--- start ---

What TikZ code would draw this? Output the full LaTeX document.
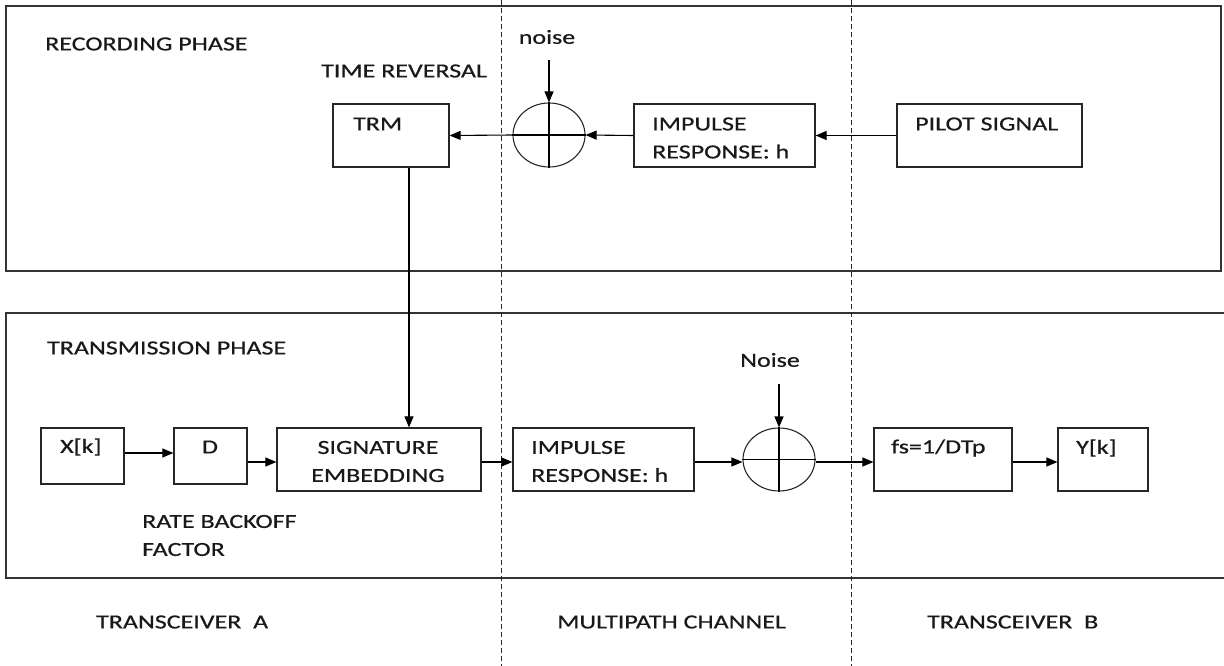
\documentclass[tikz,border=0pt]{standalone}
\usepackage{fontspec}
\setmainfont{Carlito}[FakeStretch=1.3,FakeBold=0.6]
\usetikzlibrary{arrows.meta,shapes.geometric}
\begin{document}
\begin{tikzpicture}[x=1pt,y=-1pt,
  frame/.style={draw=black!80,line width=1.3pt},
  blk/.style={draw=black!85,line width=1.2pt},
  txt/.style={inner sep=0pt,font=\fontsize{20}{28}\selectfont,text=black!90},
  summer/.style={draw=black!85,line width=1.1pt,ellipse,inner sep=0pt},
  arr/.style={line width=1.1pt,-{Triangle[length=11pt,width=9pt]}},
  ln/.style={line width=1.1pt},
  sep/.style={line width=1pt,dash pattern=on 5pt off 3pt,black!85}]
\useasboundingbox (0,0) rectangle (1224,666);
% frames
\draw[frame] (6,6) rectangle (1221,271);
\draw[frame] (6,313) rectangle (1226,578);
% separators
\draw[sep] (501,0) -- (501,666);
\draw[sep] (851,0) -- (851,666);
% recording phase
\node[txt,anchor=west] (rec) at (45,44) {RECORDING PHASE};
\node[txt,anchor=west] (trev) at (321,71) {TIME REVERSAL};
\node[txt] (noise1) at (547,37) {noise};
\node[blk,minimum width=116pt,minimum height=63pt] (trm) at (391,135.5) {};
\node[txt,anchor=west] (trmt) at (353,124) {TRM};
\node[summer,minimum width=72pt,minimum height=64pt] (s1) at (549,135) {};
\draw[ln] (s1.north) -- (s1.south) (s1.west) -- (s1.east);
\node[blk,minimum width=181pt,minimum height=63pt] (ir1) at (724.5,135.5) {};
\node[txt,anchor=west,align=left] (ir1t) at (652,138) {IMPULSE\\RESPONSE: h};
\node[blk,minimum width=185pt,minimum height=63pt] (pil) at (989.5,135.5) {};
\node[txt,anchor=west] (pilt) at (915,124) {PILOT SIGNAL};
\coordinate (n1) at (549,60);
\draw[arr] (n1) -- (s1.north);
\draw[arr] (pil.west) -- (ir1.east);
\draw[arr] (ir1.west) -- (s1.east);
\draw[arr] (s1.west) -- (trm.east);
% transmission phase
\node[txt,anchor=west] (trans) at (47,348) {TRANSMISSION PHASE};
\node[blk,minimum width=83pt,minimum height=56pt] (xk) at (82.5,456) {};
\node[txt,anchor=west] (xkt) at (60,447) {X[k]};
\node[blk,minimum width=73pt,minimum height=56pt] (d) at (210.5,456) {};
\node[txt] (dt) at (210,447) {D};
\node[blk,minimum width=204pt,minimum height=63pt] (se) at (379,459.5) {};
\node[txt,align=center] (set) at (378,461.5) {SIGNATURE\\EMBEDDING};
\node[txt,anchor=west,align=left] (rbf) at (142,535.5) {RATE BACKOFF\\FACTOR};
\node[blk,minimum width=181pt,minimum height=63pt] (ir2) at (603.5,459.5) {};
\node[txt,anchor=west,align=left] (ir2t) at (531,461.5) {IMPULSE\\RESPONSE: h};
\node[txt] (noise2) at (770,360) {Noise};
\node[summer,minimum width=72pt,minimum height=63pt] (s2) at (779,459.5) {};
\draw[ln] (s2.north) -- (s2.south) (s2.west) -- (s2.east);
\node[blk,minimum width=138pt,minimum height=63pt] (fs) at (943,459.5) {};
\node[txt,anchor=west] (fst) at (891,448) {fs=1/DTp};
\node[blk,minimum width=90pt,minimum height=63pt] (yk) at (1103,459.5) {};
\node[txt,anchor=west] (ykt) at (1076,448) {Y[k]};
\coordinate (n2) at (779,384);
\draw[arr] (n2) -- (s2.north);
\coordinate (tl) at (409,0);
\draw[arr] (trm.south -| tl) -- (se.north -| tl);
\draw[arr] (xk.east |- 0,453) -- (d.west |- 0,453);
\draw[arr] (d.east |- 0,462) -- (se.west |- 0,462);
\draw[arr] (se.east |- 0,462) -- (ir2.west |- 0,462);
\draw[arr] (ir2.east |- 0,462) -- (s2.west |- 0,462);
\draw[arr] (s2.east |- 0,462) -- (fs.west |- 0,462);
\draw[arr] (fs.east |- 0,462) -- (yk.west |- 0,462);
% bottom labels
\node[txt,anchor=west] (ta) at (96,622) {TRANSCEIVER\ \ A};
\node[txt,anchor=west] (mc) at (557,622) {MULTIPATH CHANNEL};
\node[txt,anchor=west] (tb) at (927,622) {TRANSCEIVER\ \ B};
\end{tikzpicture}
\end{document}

--- end ---

### What you should do
Restate the full listing verbatim and drop every picture.

### Written response
What TikZ code would draw this? Output the full LaTeX document.
\documentclass[tikz,border=0pt]{standalone}
\usepackage{fontspec}
\setmainfont{Carlito}[FakeStretch=1.3,FakeBold=0.6]
\usetikzlibrary{arrows.meta,shapes.geometric}
\begin{document}
\begin{tikzpicture}[x=1pt,y=-1pt,
  frame/.style={draw=black!80,line width=1.3pt},
  blk/.style={draw=black!85,line width=1.2pt},
  txt/.style={inner sep=0pt,font=\fontsize{20}{28}\selectfont,text=black!90},
  summer/.style={draw=black!85,line width=1.1pt,ellipse,inner sep=0pt},
  arr/.style={line width=1.1pt,-{Triangle[length=11pt,width=9pt]}},
  ln/.style={line width=1.1pt},
  sep/.style={line width=1pt,dash pattern=on 5pt off 3pt,black!85}]
\useasboundingbox (0,0) rectangle (1224,666);
% frames
\draw[frame] (6,6) rectangle (1221,271);
\draw[frame] (6,313) rectangle (1226,578);
% separators
\draw[sep] (501,0) -- (501,666);
\draw[sep] (851,0) -- (851,666);
% recording phase
\node[txt,anchor=west] (rec) at (45,44) {RECORDING PHASE};
\node[txt,anchor=west] (trev) at (321,71) {TIME REVERSAL};
\node[txt] (noise1) at (547,37) {noise};
\node[blk,minimum width=116pt,minimum height=63pt] (trm) at (391,135.5) {};
\node[txt,anchor=west] (trmt) at (353,124) {TRM};
\node[summer,minimum width=72pt,minimum height=64pt] (s1) at (549,135) {};
\draw[ln] (s1.north) -- (s1.south) (s1.west) -- (s1.east);
\node[blk,minimum width=181pt,minimum height=63pt] (ir1) at (724.5,135.5) {};
\node[txt,anchor=west,align=left] (ir1t) at (652,138) {IMPULSE\\RESPONSE: h};
\node[blk,minimum width=185pt,minimum height=63pt] (pil) at (989.5,135.5) {};
\node[txt,anchor=west] (pilt) at (915,124) {PILOT SIGNAL};
\coordinate (n1) at (549,60);
\draw[arr] (n1) -- (s1.north);
\draw[arr] (pil.west) -- (ir1.east);
\draw[arr] (ir1.west) -- (s1.east);
\draw[arr] (s1.west) -- (trm.east);
% transmission phase
\node[txt,anchor=west] (trans) at (47,348) {TRANSMISSION PHASE};
\node[blk,minimum width=83pt,minimum height=56pt] (xk) at (82.5,456) {};
\node[txt,anchor=west] (xkt) at (60,447) {X[k]};
\node[blk,minimum width=73pt,minimum height=56pt] (d) at (210.5,456) {};
\node[txt] (dt) at (210,447) {D};
\node[blk,minimum width=204pt,minimum height=63pt] (se) at (379,459.5) {};
\node[txt,align=center] (set) at (378,461.5) {SIGNATURE\\EMBEDDING};
\node[txt,anchor=west,align=left] (rbf) at (142,535.5) {RATE BACKOFF\\FACTOR};
\node[blk,minimum width=181pt,minimum height=63pt] (ir2) at (603.5,459.5) {};
\node[txt,anchor=west,align=left] (ir2t) at (531,461.5) {IMPULSE\\RESPONSE: h};
\node[txt] (noise2) at (770,360) {Noise};
\node[summer,minimum width=72pt,minimum height=63pt] (s2) at (779,459.5) {};
\draw[ln] (s2.north) -- (s2.south) (s2.west) -- (s2.east);
\node[blk,minimum width=138pt,minimum height=63pt] (fs) at (943,459.5) {};
\node[txt,anchor=west] (fst) at (891,448) {fs=1/DTp};
\node[blk,minimum width=90pt,minimum height=63pt] (yk) at (1103,459.5) {};
\node[txt,anchor=west] (ykt) at (1076,448) {Y[k]};
\coordinate (n2) at (779,384);
\draw[arr] (n2) -- (s2.north);
\coordinate (tl) at (409,0);
\draw[arr] (trm.south -| tl) -- (se.north -| tl);
\draw[arr] (xk.east |- 0,453) -- (d.west |- 0,453);
\draw[arr] (d.east |- 0,462) -- (se.west |- 0,462);
\draw[arr] (se.east |- 0,462) -- (ir2.west |- 0,462);
\draw[arr] (ir2.east |- 0,462) -- (s2.west |- 0,462);
\draw[arr] (s2.east |- 0,462) -- (fs.west |- 0,462);
\draw[arr] (fs.east |- 0,462) -- (yk.west |- 0,462);
% bottom labels
\node[txt,anchor=west] (ta) at (96,622) {TRANSCEIVER\ \ A};
\node[txt,anchor=west] (mc) at (557,622) {MULTIPATH CHANNEL};
\node[txt,anchor=west] (tb) at (927,622) {TRANSCEIVER\ \ B};
\end{tikzpicture}
\end{document}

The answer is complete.